BEGIN The input
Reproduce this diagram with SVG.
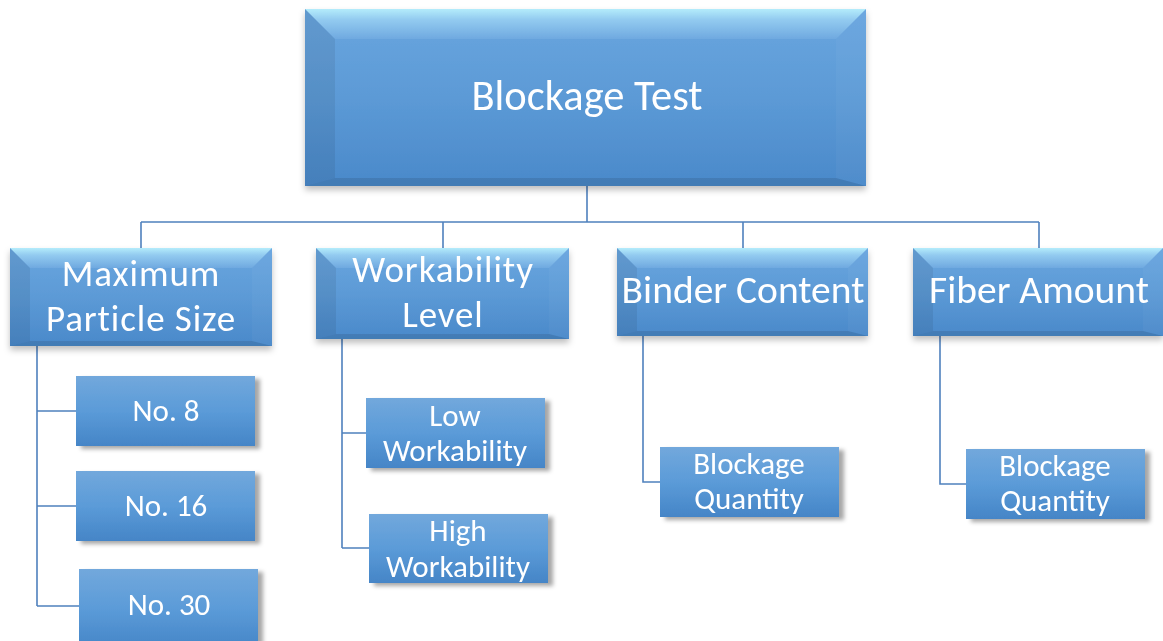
<svg xmlns="http://www.w3.org/2000/svg" width="1163" height="641" viewBox="0 0 1163 641">
<defs>
<linearGradient id="gMain" x1="0" y1="0" x2="0" y2="1">
<stop offset="0" stop-color="#6AA6DF"/>
<stop offset="0.5" stop-color="#5C9AD6"/>
<stop offset="1" stop-color="#4A89CA"/>
</linearGradient>
<linearGradient id="gTop" x1="0" y1="0" x2="0" y2="1">
<stop offset="0" stop-color="#B4ECFB"/>
<stop offset="0.35" stop-color="#93CBF0"/>
<stop offset="1" stop-color="#6FA9E0"/>
</linearGradient>
<linearGradient id="gLeaf" x1="0" y1="0" x2="0" y2="1">
<stop offset="0" stop-color="#72A8DC"/>
<stop offset="0.5" stop-color="#5B9BD8"/>
<stop offset="1" stop-color="#4585C7"/>
</linearGradient>
<filter id="shBevel" x="-10%" y="-10%" width="120%" height="130%">
<feDropShadow dx="0" dy="4" stdDeviation="3" flood-color="#000" flood-opacity="0.25"/>
</filter>
<filter id="shLeaf" x="-10%" y="-10%" width="125%" height="130%">
<feDropShadow dx="5" dy="3" stdDeviation="2" flood-color="#000" flood-opacity="0.35"/>
</filter>
</defs>
<style>
.lbl{font-family:Carlito,Lato,"Liberation Sans",sans-serif;fill:#fff;text-anchor:middle}
.t0{font-size:42.5px}
.t1{font-size:39.5px}
.t1b{font-size:37px;letter-spacing:0.9px}
.t2{font-size:31px}
.conn{fill:none;stroke:#4F81BD;stroke-width:1.6}
.side{fill:#000;fill-opacity:0.07}
.sideR{fill:#fff;fill-opacity:0.03}
.bot{fill:#000;fill-opacity:0.1}
</style>
<g id="connectors">
<path class="conn" d="M587,186 V222 M141,222 H1039 M141,222 V248 M443,222 V248 M743,222 V248 M1039,222 V248"/>
<path class="conn" d="M37,346 V606 M37,411 H76 M37,506 H76 M37,606 H79"/>
<path class="conn" d="M342,339 V548 M342,433 H366 M342,548 H369"/>
<path class="conn" d="M643,336 V482 H660"/>
<path class="conn" d="M940,336 V484 H966"/>
</g>
<g id="node-root" filter="url(#shBevel)">
<rect x="305" y="9" width="561" height="177" fill="url(#gMain)"/>
<polygon fill="url(#gTop)" points="305,9 866,9 836,39 335,39"/>
<polygon class="side" points="305,9 335,39 335,178 305,186"/>
<polygon class="sideR" points="866,9 836,39 836,178 866,186"/>
<polygon class="bot" points="305,186 335,178 836,178 866,186"/>
<text class="lbl t0" x="587" y="110">Blockage Test</text>
</g>
<g id="node-mps" filter="url(#shBevel)">
<rect x="10" y="248" width="262" height="98" fill="url(#gMain)"/>
<polygon fill="url(#gTop)" points="10,248 272,248 252,268 30,268"/>
<polygon class="side" points="10,248 30,268 30,341 10,346"/>
<polygon class="sideR" points="272,248 252,268 252,341 272,346"/>
<polygon class="bot" points="10,346 30,341 252,341 272,346"/>
<text class="lbl t1b" x="141" y="286">Maximum</text>
<text class="lbl t1b" x="141" y="331">Particle Size</text>
</g>
<g id="node-wl" filter="url(#shBevel)">
<rect x="316" y="248" width="253" height="91" fill="url(#gMain)"/>
<polygon fill="url(#gTop)" points="316,248 569,248 549,268 336,268"/>
<polygon class="side" points="316,248 336,268 336,334 316,339"/>
<polygon class="sideR" points="569,248 549,268 549,334 569,339"/>
<polygon class="bot" points="316,339 336,334 549,334 569,339"/>
<text class="lbl t1b" x="443" y="282">Workability</text>
<text class="lbl t1b" x="443" y="327">Level</text>
</g>
<g id="node-bc" filter="url(#shBevel)">
<rect x="617" y="248" width="251" height="88" fill="url(#gMain)"/>
<polygon fill="url(#gTop)" points="617,248 868,248 848,268 637,268"/>
<polygon class="side" points="617,248 637,268 637,331 617,336"/>
<polygon class="sideR" points="868,248 848,268 848,331 868,336"/>
<polygon class="bot" points="617,336 637,331 848,331 868,336"/>
<text class="lbl t1" x="743" y="303">Binder Content</text>
</g>
<g id="node-fa" filter="url(#shBevel)">
<rect x="913" y="248" width="250" height="88" fill="url(#gMain)"/>
<polygon fill="url(#gTop)" points="913,248 1163,248 1143,268 933,268"/>
<polygon class="side" points="913,248 933,268 933,331 913,336"/>
<polygon class="sideR" points="1163,248 1143,268 1143,331 1163,336"/>
<polygon class="bot" points="913,336 933,331 1143,331 1163,336"/>
<text class="lbl t1" x="1039" y="303">Fiber Amount</text>
</g>
<g id="node-no8" filter="url(#shLeaf)">
<rect x="76" y="376" width="179" height="70" fill="url(#gLeaf)"/>
<text class="lbl t2" x="166" y="421">No. 8</text>
</g>
<g id="node-no16" filter="url(#shLeaf)">
<rect x="76" y="471" width="179" height="70" fill="url(#gLeaf)"/>
<text class="lbl t2" x="166" y="516">No. 16</text>
</g>
<g id="node-no30" filter="url(#shLeaf)">
<rect x="79" y="569" width="179" height="80" fill="url(#gLeaf)"/>
<text class="lbl t2" x="169" y="615">No. 30</text>
</g>
<g id="node-low" filter="url(#shLeaf)">
<rect x="366" y="398" width="179" height="70" fill="url(#gLeaf)"/>
<text class="lbl t2" x="455" y="426">Low</text>
<text class="lbl t2" x="455" y="461">Workability</text>
</g>
<g id="node-high" filter="url(#shLeaf)">
<rect x="369" y="514" width="179" height="69" fill="url(#gLeaf)"/>
<text class="lbl t2" x="458" y="541">High</text>
<text class="lbl t2" x="458" y="577">Workability</text>
</g>
<g id="node-bq1" filter="url(#shLeaf)">
<rect x="660" y="447" width="179" height="70" fill="url(#gLeaf)"/>
<text class="lbl t2" x="749" y="474">Blockage</text>
<text class="lbl t2" x="749" y="509">Quantity</text>
</g>
<g id="node-bq2" filter="url(#shLeaf)">
<rect x="966" y="449" width="179" height="70" fill="url(#gLeaf)"/>
<text class="lbl t2" x="1055" y="476">Blockage</text>
<text class="lbl t2" x="1055" y="511">Quantity</text>
</g>
</svg>
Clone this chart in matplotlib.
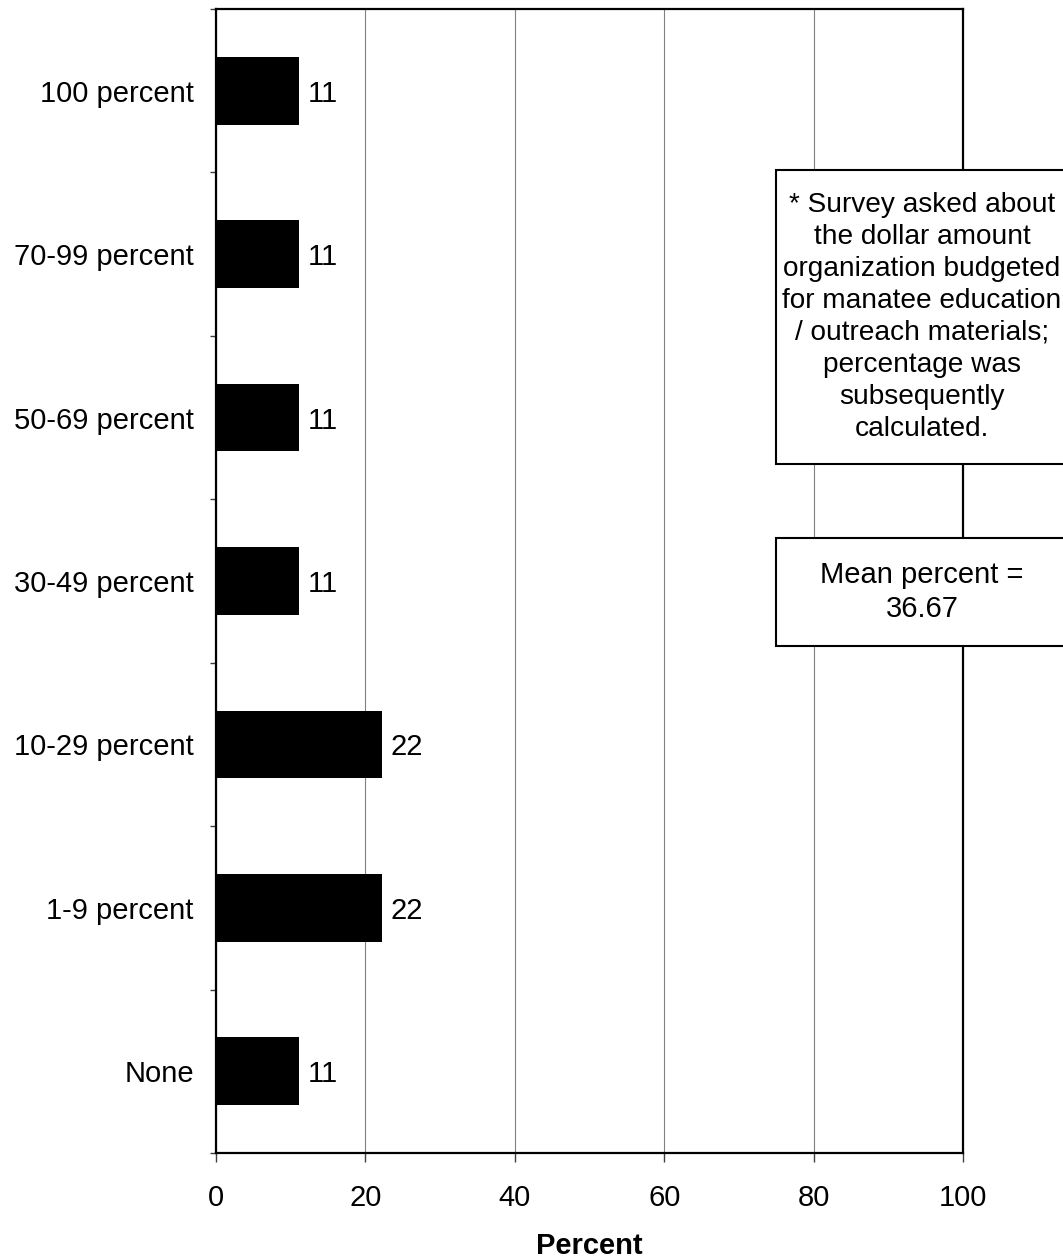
import matplotlib.pyplot as plt
from matplotlib.patches import Rectangle

categories = ["None", "1-9 percent", "10-29 percent", "30-49 percent",
              "50-69 percent", "70-99 percent", "100 percent"]
values = [11.11, 22.22, 22.22, 11.11, 11.11, 11.11, 11.11]
labels = ["11", "22", "22", "11", "11", "11", "11"]
xticks = [0, 20, 40, 60, 80, 100]

note_text = ("* Survey asked about\nthe dollar amount\norganization budgeted\n"
             "for manatee education\n/ outreach materials;\npercentage was\n"
             "subsequently\ncalculated.")
mean_text = "Mean percent =\n36.67"

plt.rcParams['font.family'] = ['Liberation Sans', 'DejaVu Sans']

fig = plt.figure(figsize=(10.63, 12.59), dpi=100)
ax = fig.add_axes([216 / 1063, 1 - 1153 / 1259, 747 / 1063, 1144 / 1259])

ypos = list(range(len(categories)))
ax.barh(ypos, values, height=0.415, color="black", zorder=3)
for y, v, lab in zip(ypos, values, labels):
    ax.annotate(lab, (v, y), xytext=(6, 0), textcoords="offset points",
                va="center_baseline", ha="left", fontsize=21)

ax.set_xlim(0, 100)
ax.set_ylim(-0.5, len(categories) - 0.5)
ax.set_xticks(xticks)
ax.set_xticklabels([str(t) for t in xticks], fontsize=21)
ax.set_yticks(ypos)
ax.set_yticklabels(categories, fontsize=21)
ax.set_yticks([i - 0.5 for i in range(len(categories) + 1)], minor=True)
ax.tick_params(axis="y", which="major", length=0, pad=16)
ax.tick_params(axis="y", which="minor", length=4.5, width=1, direction="out", color="#404040")
ax.tick_params(axis="x", which="major", length=6.5, width=1, direction="out", pad=16, color="#404040")
ax.grid(axis="x", color="#808080", linewidth=0.8, zorder=0)
ax.set_axisbelow(True)
for s in ax.spines.values():
    s.set_linewidth(1.6)
ax.set_xlabel("Percent", fontsize=21, fontweight="bold", labelpad=14)

# note boxes, running off the right edge like the original
ax.add_patch(Rectangle((0.7497, 0.6023), 0.391, 0.257, transform=ax.transAxes,
                       facecolor="white", edgecolor="black", linewidth=1.5,
                       clip_on=False, zorder=5))
ax.text(0.945, 0.7308, note_text, transform=ax.transAxes, ha="center", va="center",
        fontsize=20.2, linespacing=1.3, zorder=6, clip_on=False)
ax.add_patch(Rectangle((0.7497, 0.4432), 0.391, 0.0944, transform=ax.transAxes,
                       facecolor="white", edgecolor="black", linewidth=1.5,
                       clip_on=False, zorder=5))
ax.text(0.945, 0.4904, mean_text, transform=ax.transAxes, ha="center", va="center",
        fontsize=21, linespacing=1.24, zorder=6, clip_on=False)

fig.savefig("out.png", dpi=100)
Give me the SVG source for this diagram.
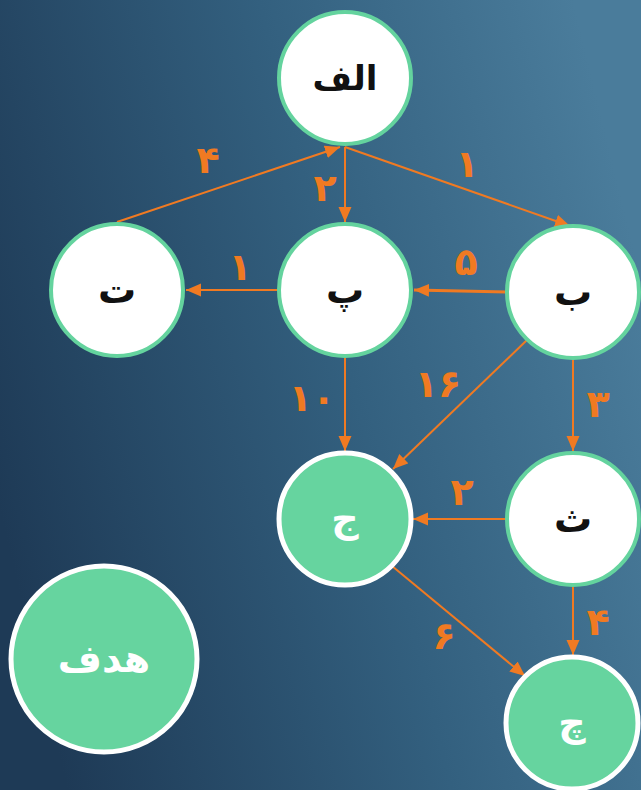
<svg xmlns="http://www.w3.org/2000/svg" width="641" height="790" viewBox="0 0 641 790">
  <defs>
    <linearGradient id="bg" x1="0" y1="0.65" x2="1" y2="0.35">
      <stop offset="0" stop-color="#1E3A56"/>
      <stop offset="0.55" stop-color="#33607F"/>
      <stop offset="1" stop-color="#4A7C9B"/>
    </linearGradient>
    <marker id="arrow" markerUnits="userSpaceOnUse" markerWidth="16" markerHeight="14" refX="15" refY="6.5" orient="auto">
      <path d="M0,0 L15,6.5 L0,13 z" fill="#F07A22"/>
    </marker>
    <style>
      .node-w circle { fill: #FFFFFF; stroke: #64D39E; stroke-width: 4; }
      .node-g circle { fill: #66D49F; stroke: #FFFFFF; stroke-width: 5; }
      .node-w text { fill: #111111; }
      .node-g text { fill: #FFFFFF; }
      .node-w text, .node-g text { font-family: "DejaVu Sans", "Noto Sans", sans-serif; font-size: 38px; font-weight: bold; text-anchor: middle; dominant-baseline: central; }
      .edge { stroke: #F07A22; stroke-width: 2; fill: none; marker-end: url(#arrow); }
      .w { font-family: "DejaVu Sans", "Noto Sans", sans-serif; font-size: 38px; font-weight: bold; fill: #F07A22; text-anchor: middle; dominant-baseline: central; }
    </style>
  </defs>

  <rect width="641" height="790" fill="url(#bg)"/>

  <!-- connectors -->
  <g id="edges">
    <line class="edge" x1="345" y1="147" x2="345" y2="222"/>
    <line class="edge" x1="345" y1="147" x2="570" y2="226"/>
    <line class="edge" x1="117" y1="222" x2="340" y2="147"/>
    <line class="edge" x1="278" y1="290" x2="186" y2="290"/>
    <line class="edge" x1="507" y1="292" x2="414" y2="290" style="stroke-width:3"/>
    <line class="edge" x1="345" y1="358" x2="345" y2="451"/>
    <line class="edge" x1="527" y1="340" x2="393" y2="469"/>
    <line class="edge" x1="573" y1="360" x2="573" y2="451"/>
    <line class="edge" x1="507" y1="519" x2="413" y2="519"/>
    <line class="edge" x1="392" y1="566" x2="525" y2="676"/>
    <line class="edge" x1="573" y1="587" x2="573" y2="655"/>
  </g>

  <!-- edge weights -->
  <g id="weights">
    <text class="w" x="208" y="160">۴</text>
    <text class="w" x="325" y="188">۲</text>
    <text class="w" x="467" y="164">۱</text>
    <text class="w" x="240" y="267">۱</text>
    <text class="w" x="466" y="262">۵</text>
    <text class="w" x="312" y="398">۱۰</text>
    <text class="w" x="438" y="384">۱۶</text>
    <text class="w" x="598" y="404">۳</text>
    <text class="w" x="462" y="492">۲</text>
    <text class="w" x="444" y="636">۶</text>
    <text class="w" x="598" y="622">۴</text>
  </g>

  <g id="node-alef" class="node-w">
    <circle cx="345" cy="78" r="66"/>
    <text x="345" y="78" style="font-size:34px">الف</text>
  </g>
  <g id="node-te" class="node-w">
    <circle cx="117" cy="290" r="66"/>
    <text x="117" y="290">ت</text>
  </g>
  <g id="node-pe" class="node-w">
    <circle cx="345" cy="290" r="66"/>
    <text x="345" y="290">پ</text>
  </g>
  <g id="node-be" class="node-w">
    <circle cx="573" cy="292" r="66"/>
    <text x="573" y="292">ب</text>
  </g>
  <g id="node-se" class="node-w">
    <circle cx="573" cy="519" r="66"/>
    <text x="573" y="519">ث</text>
  </g>
  <g id="node-jim" class="node-g">
    <circle cx="345" cy="519" r="66"/>
    <text x="345" y="519">ج</text>
  </g>
  <g id="node-che" class="node-g">
    <circle cx="572" cy="723" r="66"/>
    <text x="572" y="723">چ</text>
  </g>
  <g id="node-goal" class="node-g">
    <circle cx="104" cy="659" r="93"/>
    <text x="104" y="659">هدف</text>
  </g>
</svg>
END The input
What the exercise asks: Search the data for "diagram". Copy every line that has it.

Answer to the task:
Reproduce this diagram with SVG.
Give me the SVG source for this diagram.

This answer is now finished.